Aside from that, and a couple of accessibility/facilities issues that the hotel have responded to with wonderful eagerness to fix, I had a really good time. I can't say great, but the reasons it wasn't great are definitely nothing to do with the con. Just about everyone involved in running Shamrokon was someone I recognised as a veteran of Irish conventions, and the experience really shows. Hats off to the Shamrokon crew, you did us all proud. I don't think I've seen a convention run so smoothly in my life.

I started my con off with a mad dash to the panel on Cartoons in Common, at which I quickly realised I was woefully underqualified to talk about European cartoons.
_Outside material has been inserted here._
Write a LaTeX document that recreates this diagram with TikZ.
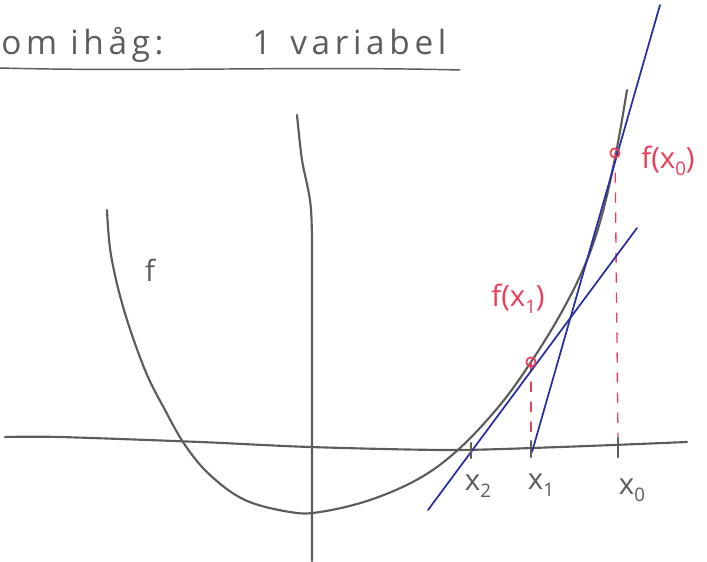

Many thanks to my fellow panelists, James Brophy and Miroslaw Baran, for allowing me to tangent a bit with my comparisons between how European and American cartoons tackle certain issues.

And yes, Once Upon A Time: Life, is the only kids' cartoon I know of that features sexual intercourse, and then childbirth, in its opening credits.

Also, Bravestarr really did have an anti-guns episode, and an episode where a little kid dies from a drug overdose.

On Saturday, then, I got to moderate a panel for the first time, and join Ian Watson and Carrie Vaughn in discussing Peaceful Science Fiction. I'd like to thank them, especially, for being so easy to converse and engage with, particularly since each of them has so much more author-cred than I do!

Sunday was the day we had to be out at the con earliest, and also our most fun and relaxed day. Which goes to show you, don't bother taking it easy in the morning if you don't need to be at a con until the afternoon. It'll always be more chilled out if you just get there early. 

In the morning I got to join Ruth Frances Long, Ian Paul Power, Bob Neilson, and Patricia Kennon to talk about whether or not there were any Irish authors writing SFF for adults, with Irish publishers (there aren't), and if not, why not? Lots of good discussion and debate, rounded off with the hope that Irish publishers will one day accept SFF as something more than being "for kids".

In the afternoon then, following yet another incredible feed at the hotel bar, I sat down with Emma England, Davitt Waldron, and Guest of Honour Seanan McGuire, to talk about toys. And wow, was that ever a lot of fun. We could have probably filled multiple panel slots talking about toys in all kinds of contexts, and we had some fantastic, eager comments from the audience.

To repeat: we need parents and toy manufacturers to stop assigning toys to kids based on their gender, and yes, if there is anything I'd love to have hung onto from my childhood years, it's the Superman costume my mum made for me when I was little.

And that was Shamrokon for me. Roll on the Worldcon 2019 bid, and see you all at Octocon 2015!